# Meeting on the internet...



## nicko (Oct 5, 2001)

Well it has happened, I have finally met someone over the internet. Really no joke, something I thought I would never ever do. 

As most of you know this past Sunday a small group of die hard ChefTalk community memembers met in Chicago and had dinner at Arun's restaurant. What an amazing time it was, and of course the food was pretty incredible. 

I guess what is so striking to me about the event is that I had for a long time regarded internet meetings as a no no due to the number of stalkings, and general bad things that can happen. It is my nature to assume the worst case scenario so I thought I would probably never meet anyone via the internet. 

What really happened? I met some of the kindest most sincere people I have ever met. For those who are new or simple don't know this past Sunday Cape Chef, Mezzeluna, Momoreg, and myself met for the first time. I should mention that Cape and Momo met before since they work in close proximity. 
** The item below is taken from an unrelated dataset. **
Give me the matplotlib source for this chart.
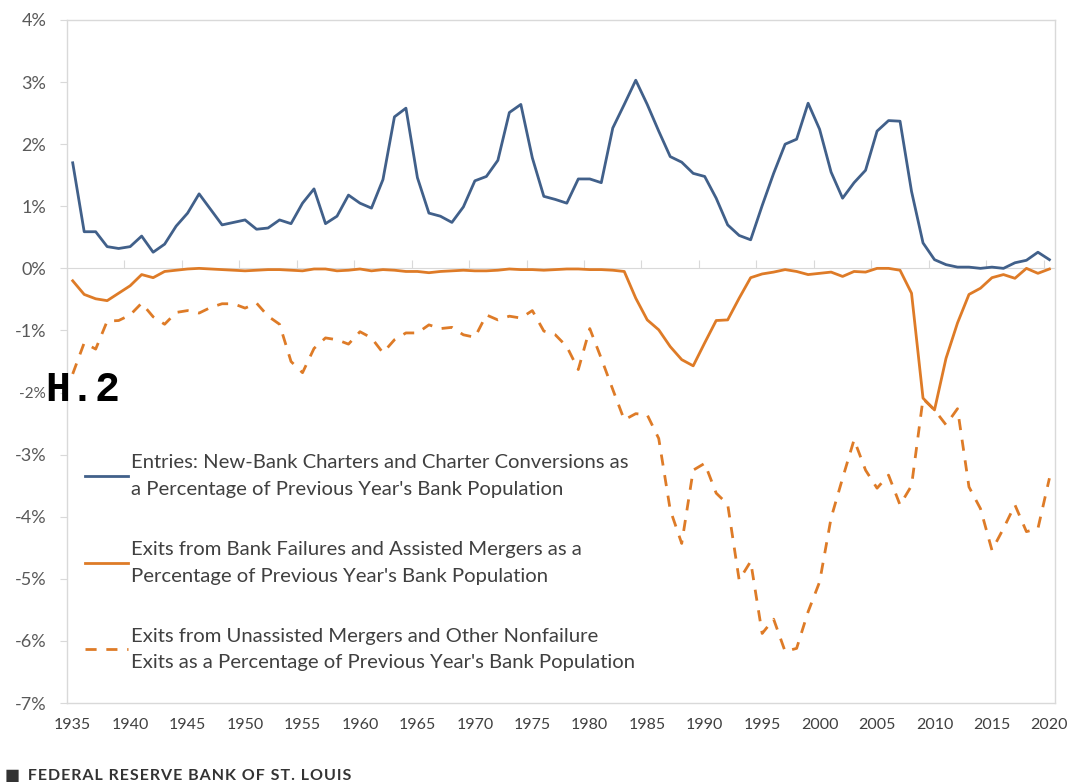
import numpy as np
import matplotlib.pyplot as plt

# bank entries and exits, percent of previous year's bank population
years = list(range(1935, 2021))

entries = [
    1.70, 0.59, 0.59, 0.35, 0.32, 0.35, 0.52, 0.26, 0.39, 0.68,
    0.89, 1.20, 0.95, 0.70, 0.74, 0.78, 0.63, 0.65, 0.78, 0.72,
    1.05, 1.28, 0.72, 0.84, 1.18, 1.05, 0.97, 1.43, 2.44, 2.58,
    1.46, 0.89, 0.84, 0.74, 0.99, 1.41, 1.48, 1.74, 2.51, 2.64,
    1.78, 1.16, 1.11, 1.05, 1.44, 1.44, 1.38, 2.26, 2.64, 3.03,
    2.64, 2.21, 1.80, 1.71, 1.53, 1.48, 1.13, 0.70, 0.53, 0.46,
    1.01, 1.53, 2.00, 2.08, 2.66, 2.24, 1.55, 1.13, 1.38, 1.58,
    2.21, 2.38, 2.37, 1.24, 0.41, 0.14, 0.06, 0.02, 0.02, 0.00,
    0.02, 0.00, 0.09, 0.13, 0.26, 0.14,
]

failures = [
    -0.20, -0.42, -0.49, -0.52, -0.40, -0.28, -0.10, -0.15, -0.05, -0.03,
    -0.01, 0.00, -0.01, -0.02, -0.03, -0.04, -0.03, -0.02, -0.02, -0.03,
    -0.04, -0.01, -0.01, -0.04, -0.03, -0.01, -0.04, -0.02, -0.03, -0.05,
    -0.05, -0.07, -0.05, -0.04, -0.03, -0.04, -0.04, -0.03, -0.01, -0.02,
    -0.02, -0.03, -0.02, -0.01, -0.01, -0.02, -0.02, -0.03, -0.05, -0.48,
    -0.83, -0.99, -1.26, -1.47, -1.57, -1.20, -0.84, -0.83, -0.48, -0.15,
    -0.09, -0.06, -0.02, -0.05, -0.10, -0.08, -0.06, -0.13, -0.05, -0.06,
    0.00, 0.00, -0.03, -0.40, -2.09, -2.28, -1.45, -0.88, -0.42, -0.32,
    -0.15, -0.10, -0.16, 0.00, -0.08, -0.01,
]

nonfailure = [
    -1.70, -1.20, -1.30, -0.85, -0.84, -0.75, -0.56, -0.78, -0.90, -0.71,
    -0.68, -0.72, -0.63, -0.57, -0.57, -0.64, -0.56, -0.77, -0.90, -1.50,
    -1.68, -1.29, -1.12, -1.15, -1.22, -1.02, -1.12, -1.36, -1.15, -1.04,
    -1.04, -0.91, -0.97, -0.95, -1.07, -1.11, -0.75, -0.83, -0.77, -0.80,
    -0.68, -1.01, -1.07, -1.26, -1.63, -0.97, -1.45, -1.95, -2.44, -2.34,
    -2.36, -2.74, -3.89, -4.43, -3.25, -3.14, -3.62, -3.80, -5.02, -4.72,
    -5.88, -5.65, -6.17, -6.12, -5.53, -5.05, -4.02, -3.38, -2.76, -3.25,
    -3.54, -3.33, -3.81, -3.50, -2.10, -2.28, -2.52, -2.26, -3.52, -3.87,
    -4.54, -4.19, -3.81, -4.24, -4.19, -3.38,
]

labels = [
    "Entries: New-Bank Charters and Charter Conversions as\na Percentage of Previous Year's Bank Population",
    "Exits from Bank Failures and Assisted Mergers as a\nPercentage of Previous Year's Bank Population",
    "Exits from Unassisted Mergers and Other Nonfailure\nExits as a Percentage of Previous Year's Bank Population",
]

y_ticks = list(range(-7, 5))
x_ticks = list(range(1935, 2021, 5))

blue = '#41608A'
orange = '#DE7B27'
grey = '#D9D9D9'
text_col = '#404040'

plt.rcParams['font.family'] = ['Lato', 'DejaVu Sans']

fig, ax = plt.subplots(figsize=(10.8, 7.84), dpi=100)
fig.subplots_adjust(left=0.062, right=0.977, top=0.9745, bottom=0.1033)

ax.plot(years, entries, color=blue, lw=2.0, label=labels[0])
ax.plot(years, failures, color=orange, lw=2.0, label=labels[1])
ax.plot(years, nonfailure, color=orange, lw=2.0, ls=(0, (4, 3.5)), label=labels[2])

ymin, ymax = -7, 4
ax.set_ylim(ymin, ymax)
ax.set_xlim(1934.5, 2020.5)

for s in ax.spines.values():
    s.set_color(grey)
    s.set_linewidth(1)

ax.set_yticks(y_ticks)
ax.set_yticklabels([f'{v}%' for v in y_ticks])
ax.tick_params(axis='y', length=5, color=grey, pad=10, labelsize=13, labelcolor='#595959')
for t in ax.get_yticklabels():
    if t.get_text() == '-2%':
        t.set_fontsize(11)

ax.set_xticks(x_ticks)
ax.tick_params(axis='x', length=0, pad=11, labelcolor=text_col)
for t in ax.get_xticklabels():
    t.set_fontfamily(['Liberation Sans Narrow', 'Lato'])
    t.set_fontsize(11.5)

# category axis crossing at zero, ticks between categories
zero = ax.secondary_xaxis((0 - ymin) / (ymax - ymin))
zero.set_xticks(np.arange(1939.5, 2020, 5))
zero.tick_params(length=6, color=grey, labeltop=False, labelbottom=False)
zero.spines['top'].set_color(grey)
zero.spines['top'].set_visible(True)

leg = ax.legend(loc='upper left', bbox_to_anchor=(85 / 1080, 1 - 454 / 784),
                bbox_transform=fig.transFigure, frameon=False, fontsize=14.6,
                handlelength=2.1, handletextpad=0.15, borderpad=0, borderaxespad=0,
                labelspacing=2.12)
for t in leg.get_texts():
    t.set_color(text_col)
    t.set_linespacing(1.7)

fig.text(45 / 1080, 1 - 401 / 784, 'H.2', family='Liberation Mono', weight='bold',
         fontsize=30, color='black', va='baseline', ha='left')

footer = '\u200a'.join('FEDERAL RESERVE BANK OF ST. LOUIS')
fig.text(5 / 1080, 1 - 776 / 784, '\u25A0  ' + footer,
         fontsize=11.5, color='#333333', va='center', ha='left', weight='bold')

plt.savefig('out.png', dpi=100)
plt.close()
All of these people were wonderful and I felt as if I was having dinner with friends that I had not seen in a very very long time. Cape picked the wines, and the evening was a time of story swapping, laughter, and great food.

It is my hope that we will be able to set up an East coast meeting sometime in the near future.


----------



## kokopuffs (Aug 4, 2000)

Hey, what about the midwest around Denver?


----------



## kylew (Aug 14, 2000)

I think that we honor Nicko's wishes (He runs the joint, ya know) and set up the East Coast meeting first. New York City is loaded with great places to meet and eat


----------



## mezzaluna (Aug 29, 2000)

I'll start saving for the trip!


----------



## monpetitchoux (Apr 24, 2001)

West coast, too. Please don't forget about us on the left side of the country.


----------



## monpetitchoux (Apr 24, 2001)

I'm with Mezzaluna. I was born and raised in New York City. It would be great to go home and find all of you there.


----------



## papa (Oct 5, 2001)

Dear Friends:

How about a dinner every three months in a different region? That way we'll meet at least once a year!


----------



## bouland (May 18, 2001)

Dear monpetitchoux:

Why don't you organize something to the SanFrancisco Bay Area. I don't know how many people there are out here that participate in the Chef Talk Cafe, but i'm sure there's is more than just you and me.


----------